### Provided material
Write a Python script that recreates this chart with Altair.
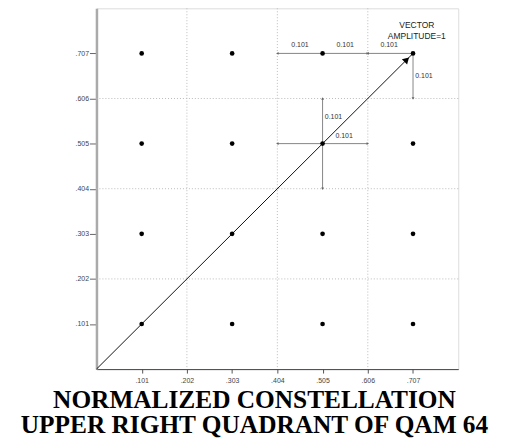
import altair as alt
import pandas as pd

# constellation points (upper right quadrant of QAM 64)
pt_x = [0.101, 0.303, 0.505, 0.707] * 4
pt_y = [0.101] * 4 + [0.303] * 4 + [0.505] * 4 + [0.707] * 4

tick_vals = [0.101, 0.202, 0.303, 0.404, 0.505, 0.606, 0.707]
grid_vals = [0.202, 0.404, 0.606]

# vector from origin to (0.707, 0.707)
vec_x = [0.0, 0.707]
vec_y = [0.0, 0.707]

# dimension segments
dim_x1 = [0.404, 0.505, 0.606, 0.707, 0.505, 0.505, 0.404, 0.505]
dim_x2 = [0.505, 0.606, 0.707, 0.707, 0.505, 0.505, 0.505, 0.606]
dim_y1 = [0.707, 0.707, 0.707, 0.707, 0.505, 0.404, 0.505, 0.505]
dim_y2 = [0.707, 0.707, 0.707, 0.606, 0.606, 0.505, 0.505, 0.505]

# dimension labels
lab_x = [0.4545, 0.5555, 0.6535, 0.712, 0.510, 0.553]
lab_y = [0.725, 0.725, 0.725, 0.657, 0.565, 0.521]
lab_t = ["0.101"] * 6
lab_align = ["center", "center", "center", "left", "left", "center"]

ann_text = ["VECTOR", "AMPLITUDE=1"]
ann_x = [0.7155, 0.7155]
ann_y = [0.7704, 0.7464]

DOM = [0, 0.808]
W, H = 364, 363

xs = alt.Scale(domain=DOM, nice=False, zero=False)
ys = alt.Scale(domain=DOM, nice=False, zero=False)

pts = pd.DataFrame({"x": pt_x, "y": pt_y})
vec = pd.DataFrame({"x": vec_x, "y": vec_y})
dims = pd.DataFrame({"x": dim_x1, "x2": dim_x2, "y": dim_y1, "y2": dim_y2})
grid = pd.DataFrame({"v": grid_vals})
labs = pd.DataFrame({"x": lab_x, "y": lab_y, "t": lab_t, "a": lab_align})
ann = pd.DataFrame({"x": ann_x, "y": ann_y, "t": ann_text})

xaxis = alt.Axis(values=tick_vals, format=".3f", labelExpr="replace(datum.label, '0.', '.')",
                 grid=False, domainColor="#444", domainWidth=1, tickColor="#555", tickSize=4,
                 labelFont="Liberation Sans", labelFontSize=7, labelColor="#444",
                 labelPadding=3, title=None)
yaxis = alt.Axis(values=tick_vals, format=".3f", labelExpr="replace(datum.label, '0.', '.')",
                 grid=False, domainColor="#aaa", domainWidth=2.5, tickColor="#666", tickSize=7,
                 labelFont="Liberation Sans", labelFontSize=7, labelColor="#444",
                 labelPadding=1, title=None)

base_pts = alt.Chart(pts).mark_circle(size=22, color="black", opacity=1).encode(
    x=alt.X("x:Q", scale=xs, axis=xaxis),
    y=alt.Y("y:Q", scale=ys, axis=yaxis),
)

vgrid = alt.Chart(grid).mark_rule(color="#bbb", strokeDash=[1, 2], strokeWidth=1).encode(
    x=alt.X("v:Q", scale=xs))
hgrid = alt.Chart(grid).mark_rule(color="#bbb", strokeDash=[1, 2], strokeWidth=1).encode(
    y=alt.Y("v:Q", scale=ys))

vline = alt.Chart(vec).mark_line(color="#111", strokeWidth=1).encode(
    x=alt.X("x:Q", scale=xs), y=alt.Y("y:Q", scale=ys))

head = alt.Chart(pd.DataFrame({"x": [0.693], "y": [0.693]})).mark_point(
    shape="triangle-up", angle=45, size=55, filled=True, color="black", opacity=1).encode(
    x=alt.X("x:Q", scale=xs), y=alt.Y("y:Q", scale=ys))

dimlines = alt.Chart(dims).mark_rule(color="#777", strokeWidth=0.9).encode(
    x=alt.X("x:Q", scale=xs), x2="x2", y=alt.Y("y:Q", scale=ys), y2="y2")

# arrowheads at both ends of each dimension line
ends = []
for a, b, c, d in zip(dim_x1, dim_x2, dim_y1, dim_y2):
    if c == d:  # horizontal
        ends.append({"x": a, "y": c, "ang": 270})
        ends.append({"x": b, "y": d, "ang": 90})
    else:
        lo, hi = min(c, d), max(c, d)
        ends.append({"x": a, "y": lo, "ang": 180})
        ends.append({"x": a, "y": hi, "ang": 0})
ends_df = pd.DataFrame(ends)
heads = alt.Chart(ends_df).mark_point(shape="triangle-up", size=8, filled=True,
                                      color="#666", opacity=1).encode(
    x=alt.X("x:Q", scale=xs), y=alt.Y("y:Q", scale=ys), angle=alt.Angle("ang:Q", scale=None))

labels_c = alt.Chart(labs[labs.a == "center"]).mark_text(
    font="Liberation Sans", fontSize=7, color="#333", baseline="middle", align="center").encode(
    x=alt.X("x:Q", scale=xs), y=alt.Y("y:Q", scale=ys), text="t:N")
labels_l = alt.Chart(labs[labs.a == "left"]).mark_text(
    font="Liberation Sans", fontSize=7, color="#333", baseline="middle", align="left").encode(
    x=alt.X("x:Q", scale=xs), y=alt.Y("y:Q", scale=ys), text="t:N")

annot = alt.Chart(ann).mark_text(font="Liberation Sans", fontSize=8.5, color="#222",
                                 baseline="middle", align="center").encode(
    x=alt.X("x:Q", scale=xs), y=alt.Y("y:Q", scale=ys), text="t:N")

chart = alt.layer(vgrid, hgrid, dimlines, heads, vline, head, base_pts,
                  labels_c, labels_l, annot).properties(
    width=W, height=H,
    autosize=alt.AutoSizeParams(type="none"),
    padding={"left": 89, "top": -1, "right": 40, "bottom": 68},
    title=alt.TitleParams(
        text=["NORMALIZED CONSTELLATION", "UPPER RIGHT QUADRANT OF QAM 64"],
        orient="bottom", anchor="middle", frame="group", dx=-23,
        font="Liberation Serif", fontSize=25.5, fontWeight="bold", color="black",
        lineHeight=25, offset=5),
).configure_view(stroke="#444", strokeWidth=1).configure(background="white")

chart.save("out.html", embed_options={"renderer": "svg", "actions": False})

### What you need to do
Copy the whole of the material above exactly, but not its images.

### Task response
Write a Python script that recreates this chart with Altair.
import altair as alt
import pandas as pd

# constellation points (upper right quadrant of QAM 64)
pt_x = [0.101, 0.303, 0.505, 0.707] * 4
pt_y = [0.101] * 4 + [0.303] * 4 + [0.505] * 4 + [0.707] * 4

tick_vals = [0.101, 0.202, 0.303, 0.404, 0.505, 0.606, 0.707]
grid_vals = [0.202, 0.404, 0.606]

# vector from origin to (0.707, 0.707)
vec_x = [0.0, 0.707]
vec_y = [0.0, 0.707]

# dimension segments
dim_x1 = [0.404, 0.505, 0.606, 0.707, 0.505, 0.505, 0.404, 0.505]
dim_x2 = [0.505, 0.606, 0.707, 0.707, 0.505, 0.505, 0.505, 0.606]
dim_y1 = [0.707, 0.707, 0.707, 0.707, 0.505, 0.404, 0.505, 0.505]
dim_y2 = [0.707, 0.707, 0.707, 0.606, 0.606, 0.505, 0.505, 0.505]

# dimension labels
lab_x = [0.4545, 0.5555, 0.6535, 0.712, 0.510, 0.553]
lab_y = [0.725, 0.725, 0.725, 0.657, 0.565, 0.521]
lab_t = ["0.101"] * 6
lab_align = ["center", "center", "center", "left", "left", "center"]

ann_text = ["VECTOR", "AMPLITUDE=1"]
ann_x = [0.7155, 0.7155]
ann_y = [0.7704, 0.7464]

DOM = [0, 0.808]
W, H = 364, 363

xs = alt.Scale(domain=DOM, nice=False, zero=False)
ys = alt.Scale(domain=DOM, nice=False, zero=False)

pts = pd.DataFrame({"x": pt_x, "y": pt_y})
vec = pd.DataFrame({"x": vec_x, "y": vec_y})
dims = pd.DataFrame({"x": dim_x1, "x2": dim_x2, "y": dim_y1, "y2": dim_y2})
grid = pd.DataFrame({"v": grid_vals})
labs = pd.DataFrame({"x": lab_x, "y": lab_y, "t": lab_t, "a": lab_align})
ann = pd.DataFrame({"x": ann_x, "y": ann_y, "t": ann_text})

xaxis = alt.Axis(values=tick_vals, format=".3f", labelExpr="replace(datum.label, '0.', '.')",
                 grid=False, domainColor="#444", domainWidth=1, tickColor="#555", tickSize=4,
                 labelFont="Liberation Sans", labelFontSize=7, labelColor="#444",
                 labelPadding=3, title=None)
yaxis = alt.Axis(values=tick_vals, format=".3f", labelExpr="replace(datum.label, '0.', '.')",
                 grid=False, domainColor="#aaa", domainWidth=2.5, tickColor="#666", tickSize=7,
                 labelFont="Liberation Sans", labelFontSize=7, labelColor="#444",
                 labelPadding=1, title=None)

base_pts = alt.Chart(pts).mark_circle(size=22, color="black", opacity=1).encode(
    x=alt.X("x:Q", scale=xs, axis=xaxis),
    y=alt.Y("y:Q", scale=ys, axis=yaxis),
)

vgrid = alt.Chart(grid).mark_rule(color="#bbb", strokeDash=[1, 2], strokeWidth=1).encode(
    x=alt.X("v:Q", scale=xs))
hgrid = alt.Chart(grid).mark_rule(color="#bbb", strokeDash=[1, 2], strokeWidth=1).encode(
    y=alt.Y("v:Q", scale=ys))

vline = alt.Chart(vec).mark_line(color="#111", strokeWidth=1).encode(
    x=alt.X("x:Q", scale=xs), y=alt.Y("y:Q", scale=ys))

head = alt.Chart(pd.DataFrame({"x": [0.693], "y": [0.693]})).mark_point(
    shape="triangle-up", angle=45, size=55, filled=True, color="black", opacity=1).encode(
    x=alt.X("x:Q", scale=xs), y=alt.Y("y:Q", scale=ys))

dimlines = alt.Chart(dims).mark_rule(color="#777", strokeWidth=0.9).encode(
    x=alt.X("x:Q", scale=xs), x2="x2", y=alt.Y("y:Q", scale=ys), y2="y2")

# arrowheads at both ends of each dimension line
ends = []
for a, b, c, d in zip(dim_x1, dim_x2, dim_y1, dim_y2):
    if c == d:  # horizontal
        ends.append({"x": a, "y": c, "ang": 270})
        ends.append({"x": b, "y": d, "ang": 90})
    else:
        lo, hi = min(c, d), max(c, d)
        ends.append({"x": a, "y": lo, "ang": 180})
        ends.append({"x": a, "y": hi, "ang": 0})
ends_df = pd.DataFrame(ends)
heads = alt.Chart(ends_df).mark_point(shape="triangle-up", size=8, filled=True,
                                      color="#666", opacity=1).encode(
    x=alt.X("x:Q", scale=xs), y=alt.Y("y:Q", scale=ys), angle=alt.Angle("ang:Q", scale=None))

labels_c = alt.Chart(labs[labs.a == "center"]).mark_text(
    font="Liberation Sans", fontSize=7, color="#333", baseline="middle", align="center").encode(
    x=alt.X("x:Q", scale=xs), y=alt.Y("y:Q", scale=ys), text="t:N")
labels_l = alt.Chart(labs[labs.a == "left"]).mark_text(
    font="Liberation Sans", fontSize=7, color="#333", baseline="middle", align="left").encode(
    x=alt.X("x:Q", scale=xs), y=alt.Y("y:Q", scale=ys), text="t:N")

annot = alt.Chart(ann).mark_text(font="Liberation Sans", fontSize=8.5, color="#222",
                                 baseline="middle", align="center").encode(
    x=alt.X("x:Q", scale=xs), y=alt.Y("y:Q", scale=ys), text="t:N")

chart = alt.layer(vgrid, hgrid, dimlines, heads, vline, head, base_pts,
                  labels_c, labels_l, annot).properties(
    width=W, height=H,
    autosize=alt.AutoSizeParams(type="none"),
    padding={"left": 89, "top": -1, "right": 40, "bottom": 68},
    title=alt.TitleParams(
        text=["NORMALIZED CONSTELLATION", "UPPER RIGHT QUADRANT OF QAM 64"],
        orient="bottom", anchor="middle", frame="group", dx=-23,
        font="Liberation Serif", fontSize=25.5, fontWeight="bold", color="black",
        lineHeight=25, offset=5),
).configure_view(stroke="#444", strokeWidth=1).configure(background="white")

chart.save("out.html", embed_options={"renderer": "svg", "actions": False})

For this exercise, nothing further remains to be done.